+++ Records provided +++

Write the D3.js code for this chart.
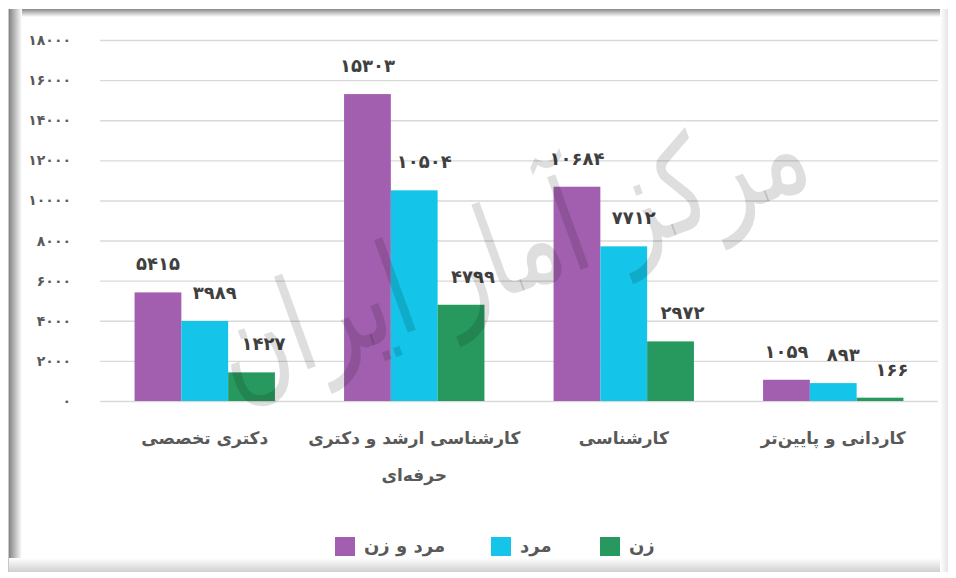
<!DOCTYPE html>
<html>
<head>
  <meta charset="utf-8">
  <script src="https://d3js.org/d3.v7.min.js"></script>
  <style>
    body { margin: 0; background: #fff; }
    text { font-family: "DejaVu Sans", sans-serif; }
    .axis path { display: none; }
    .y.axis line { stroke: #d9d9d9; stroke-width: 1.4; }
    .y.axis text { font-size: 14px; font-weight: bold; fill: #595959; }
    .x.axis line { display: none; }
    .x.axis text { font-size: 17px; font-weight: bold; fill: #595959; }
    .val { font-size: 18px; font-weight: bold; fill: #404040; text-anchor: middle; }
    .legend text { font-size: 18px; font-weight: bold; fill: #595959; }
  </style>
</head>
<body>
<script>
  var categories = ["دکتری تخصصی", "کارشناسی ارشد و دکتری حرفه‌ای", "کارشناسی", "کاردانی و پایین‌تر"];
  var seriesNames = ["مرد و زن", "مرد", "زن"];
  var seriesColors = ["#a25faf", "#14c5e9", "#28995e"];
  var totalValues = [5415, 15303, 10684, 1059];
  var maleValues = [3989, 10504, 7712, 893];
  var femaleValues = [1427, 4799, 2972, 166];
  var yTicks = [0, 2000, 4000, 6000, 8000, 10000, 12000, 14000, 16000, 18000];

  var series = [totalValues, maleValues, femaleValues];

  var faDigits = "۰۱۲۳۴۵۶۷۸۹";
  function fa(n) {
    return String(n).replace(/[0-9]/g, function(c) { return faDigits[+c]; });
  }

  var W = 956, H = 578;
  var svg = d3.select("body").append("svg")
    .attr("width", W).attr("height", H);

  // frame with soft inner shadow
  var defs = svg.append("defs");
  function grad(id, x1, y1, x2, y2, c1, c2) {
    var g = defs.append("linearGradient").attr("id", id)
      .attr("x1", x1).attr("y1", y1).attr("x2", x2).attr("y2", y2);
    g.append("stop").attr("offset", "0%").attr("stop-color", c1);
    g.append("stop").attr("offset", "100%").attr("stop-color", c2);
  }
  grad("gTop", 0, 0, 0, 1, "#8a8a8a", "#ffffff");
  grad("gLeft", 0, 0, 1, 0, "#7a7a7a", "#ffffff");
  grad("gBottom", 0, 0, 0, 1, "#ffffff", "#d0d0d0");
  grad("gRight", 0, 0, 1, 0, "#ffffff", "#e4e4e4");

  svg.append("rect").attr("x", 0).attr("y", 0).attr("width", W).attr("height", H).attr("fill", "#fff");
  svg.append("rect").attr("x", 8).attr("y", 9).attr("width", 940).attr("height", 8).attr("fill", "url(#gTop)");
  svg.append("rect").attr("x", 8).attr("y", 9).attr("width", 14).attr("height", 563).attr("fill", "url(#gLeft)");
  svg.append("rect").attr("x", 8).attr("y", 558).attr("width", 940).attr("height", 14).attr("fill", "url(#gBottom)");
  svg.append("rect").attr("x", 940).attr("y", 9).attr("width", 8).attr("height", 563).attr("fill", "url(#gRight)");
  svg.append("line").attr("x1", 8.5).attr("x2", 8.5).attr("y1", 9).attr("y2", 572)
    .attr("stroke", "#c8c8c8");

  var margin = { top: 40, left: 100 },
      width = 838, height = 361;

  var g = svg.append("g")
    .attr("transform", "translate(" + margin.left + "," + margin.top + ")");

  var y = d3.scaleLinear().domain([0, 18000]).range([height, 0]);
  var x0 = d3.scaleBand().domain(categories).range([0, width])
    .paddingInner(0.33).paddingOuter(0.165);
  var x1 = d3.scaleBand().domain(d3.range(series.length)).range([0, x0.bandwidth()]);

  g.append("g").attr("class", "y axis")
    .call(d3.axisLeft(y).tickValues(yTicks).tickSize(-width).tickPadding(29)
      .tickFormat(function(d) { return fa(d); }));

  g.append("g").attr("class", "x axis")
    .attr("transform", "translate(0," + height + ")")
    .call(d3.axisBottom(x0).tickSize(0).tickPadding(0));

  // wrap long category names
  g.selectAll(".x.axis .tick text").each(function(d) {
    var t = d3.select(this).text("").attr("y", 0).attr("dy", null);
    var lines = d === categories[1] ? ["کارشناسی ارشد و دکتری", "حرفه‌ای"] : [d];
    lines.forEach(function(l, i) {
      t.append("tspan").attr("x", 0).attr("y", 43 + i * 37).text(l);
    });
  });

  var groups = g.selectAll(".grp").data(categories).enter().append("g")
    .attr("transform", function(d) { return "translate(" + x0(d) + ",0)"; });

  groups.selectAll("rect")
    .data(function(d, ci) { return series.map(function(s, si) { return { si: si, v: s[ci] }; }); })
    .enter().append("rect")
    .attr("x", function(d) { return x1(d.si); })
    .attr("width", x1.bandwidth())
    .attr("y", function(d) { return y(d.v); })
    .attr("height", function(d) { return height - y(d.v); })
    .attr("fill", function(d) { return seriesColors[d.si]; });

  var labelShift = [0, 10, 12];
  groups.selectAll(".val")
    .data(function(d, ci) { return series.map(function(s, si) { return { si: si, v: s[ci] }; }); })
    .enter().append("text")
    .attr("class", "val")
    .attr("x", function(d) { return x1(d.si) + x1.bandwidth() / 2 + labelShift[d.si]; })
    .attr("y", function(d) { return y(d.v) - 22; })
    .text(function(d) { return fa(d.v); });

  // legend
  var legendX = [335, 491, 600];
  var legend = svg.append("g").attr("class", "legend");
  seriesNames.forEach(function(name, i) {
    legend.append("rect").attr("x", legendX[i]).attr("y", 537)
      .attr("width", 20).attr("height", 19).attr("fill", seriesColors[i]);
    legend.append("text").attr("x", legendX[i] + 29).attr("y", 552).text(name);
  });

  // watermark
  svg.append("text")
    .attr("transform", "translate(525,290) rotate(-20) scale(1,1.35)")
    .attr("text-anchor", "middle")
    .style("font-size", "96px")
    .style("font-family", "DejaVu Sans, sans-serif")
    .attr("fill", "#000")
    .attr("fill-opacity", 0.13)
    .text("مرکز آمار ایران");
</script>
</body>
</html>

+++
+++ Records provided +++

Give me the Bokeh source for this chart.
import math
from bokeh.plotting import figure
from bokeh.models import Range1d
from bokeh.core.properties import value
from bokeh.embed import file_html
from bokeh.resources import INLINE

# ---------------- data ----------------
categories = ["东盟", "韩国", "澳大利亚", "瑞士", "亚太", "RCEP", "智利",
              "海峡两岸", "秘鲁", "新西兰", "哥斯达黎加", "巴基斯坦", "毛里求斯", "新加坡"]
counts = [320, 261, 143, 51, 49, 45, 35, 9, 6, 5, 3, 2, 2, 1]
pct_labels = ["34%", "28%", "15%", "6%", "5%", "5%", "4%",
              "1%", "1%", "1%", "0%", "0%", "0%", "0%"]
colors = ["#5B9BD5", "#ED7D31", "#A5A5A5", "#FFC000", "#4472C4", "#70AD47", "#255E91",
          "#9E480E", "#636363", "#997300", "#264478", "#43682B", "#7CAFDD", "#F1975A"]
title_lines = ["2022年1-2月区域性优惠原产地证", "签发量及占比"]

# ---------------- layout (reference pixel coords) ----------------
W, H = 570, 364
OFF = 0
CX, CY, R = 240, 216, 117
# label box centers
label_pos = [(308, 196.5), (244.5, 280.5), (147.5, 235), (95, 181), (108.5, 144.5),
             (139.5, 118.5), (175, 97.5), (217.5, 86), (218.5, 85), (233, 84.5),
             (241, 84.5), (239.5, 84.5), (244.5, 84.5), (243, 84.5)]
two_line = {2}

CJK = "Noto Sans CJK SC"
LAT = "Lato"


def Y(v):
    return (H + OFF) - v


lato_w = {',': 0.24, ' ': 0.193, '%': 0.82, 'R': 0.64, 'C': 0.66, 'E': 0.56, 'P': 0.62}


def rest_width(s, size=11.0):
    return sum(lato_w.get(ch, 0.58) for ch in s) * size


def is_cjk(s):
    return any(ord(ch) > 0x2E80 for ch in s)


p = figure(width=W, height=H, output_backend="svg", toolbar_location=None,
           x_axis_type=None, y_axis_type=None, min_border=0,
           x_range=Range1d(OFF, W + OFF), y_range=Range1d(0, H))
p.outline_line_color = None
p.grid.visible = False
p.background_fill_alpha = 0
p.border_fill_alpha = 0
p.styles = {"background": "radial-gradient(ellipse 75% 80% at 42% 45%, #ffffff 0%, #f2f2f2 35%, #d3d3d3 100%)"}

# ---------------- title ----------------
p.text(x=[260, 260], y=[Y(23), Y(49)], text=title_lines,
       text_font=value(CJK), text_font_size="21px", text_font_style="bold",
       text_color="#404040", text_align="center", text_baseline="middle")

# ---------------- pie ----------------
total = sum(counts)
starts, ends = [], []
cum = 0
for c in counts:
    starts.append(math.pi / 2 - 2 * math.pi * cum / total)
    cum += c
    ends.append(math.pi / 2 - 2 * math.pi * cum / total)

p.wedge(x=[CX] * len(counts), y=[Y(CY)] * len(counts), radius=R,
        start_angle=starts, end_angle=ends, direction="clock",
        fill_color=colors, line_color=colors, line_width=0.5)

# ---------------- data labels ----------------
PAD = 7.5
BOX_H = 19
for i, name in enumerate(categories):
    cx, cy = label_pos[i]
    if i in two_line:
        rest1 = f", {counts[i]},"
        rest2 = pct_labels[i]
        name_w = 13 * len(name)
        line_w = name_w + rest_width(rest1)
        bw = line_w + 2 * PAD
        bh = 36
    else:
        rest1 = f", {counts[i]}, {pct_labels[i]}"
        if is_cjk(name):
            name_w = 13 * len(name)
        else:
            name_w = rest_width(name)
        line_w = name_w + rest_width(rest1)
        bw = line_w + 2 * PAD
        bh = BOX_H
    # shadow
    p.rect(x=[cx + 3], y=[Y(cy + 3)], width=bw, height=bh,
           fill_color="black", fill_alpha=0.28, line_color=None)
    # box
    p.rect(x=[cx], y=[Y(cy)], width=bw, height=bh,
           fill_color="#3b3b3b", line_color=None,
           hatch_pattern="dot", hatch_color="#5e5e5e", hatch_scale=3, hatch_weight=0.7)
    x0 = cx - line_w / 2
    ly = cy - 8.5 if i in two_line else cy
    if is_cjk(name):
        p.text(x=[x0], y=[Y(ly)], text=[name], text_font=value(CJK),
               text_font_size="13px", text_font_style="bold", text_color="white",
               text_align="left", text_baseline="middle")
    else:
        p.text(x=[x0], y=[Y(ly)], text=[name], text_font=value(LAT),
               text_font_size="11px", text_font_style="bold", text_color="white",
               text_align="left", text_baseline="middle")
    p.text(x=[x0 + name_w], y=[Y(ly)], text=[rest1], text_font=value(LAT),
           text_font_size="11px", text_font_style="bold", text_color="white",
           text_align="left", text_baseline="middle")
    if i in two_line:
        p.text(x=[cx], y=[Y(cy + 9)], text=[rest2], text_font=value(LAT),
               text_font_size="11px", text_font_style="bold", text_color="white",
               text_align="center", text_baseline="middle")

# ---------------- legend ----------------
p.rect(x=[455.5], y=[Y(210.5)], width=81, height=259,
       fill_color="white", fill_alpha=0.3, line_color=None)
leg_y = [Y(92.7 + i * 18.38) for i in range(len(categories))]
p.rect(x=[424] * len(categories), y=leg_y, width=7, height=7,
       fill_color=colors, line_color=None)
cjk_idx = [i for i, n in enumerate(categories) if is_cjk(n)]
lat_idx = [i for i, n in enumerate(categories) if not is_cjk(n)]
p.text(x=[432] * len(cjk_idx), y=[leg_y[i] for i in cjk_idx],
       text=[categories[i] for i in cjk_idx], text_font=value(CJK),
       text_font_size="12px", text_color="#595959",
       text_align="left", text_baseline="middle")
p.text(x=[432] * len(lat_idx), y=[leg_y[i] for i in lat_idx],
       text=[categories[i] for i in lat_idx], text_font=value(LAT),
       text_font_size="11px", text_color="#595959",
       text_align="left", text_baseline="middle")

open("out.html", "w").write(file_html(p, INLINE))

+++
+++ Records provided +++

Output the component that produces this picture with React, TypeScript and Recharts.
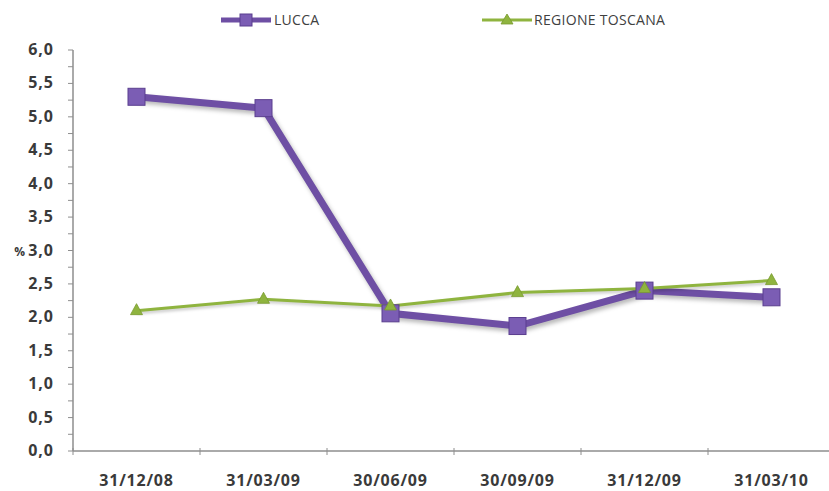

+++

→ **Task prompt**: The required output is the number of lines containing the word "this", and nothing besides.

→ **Exercise output**: 4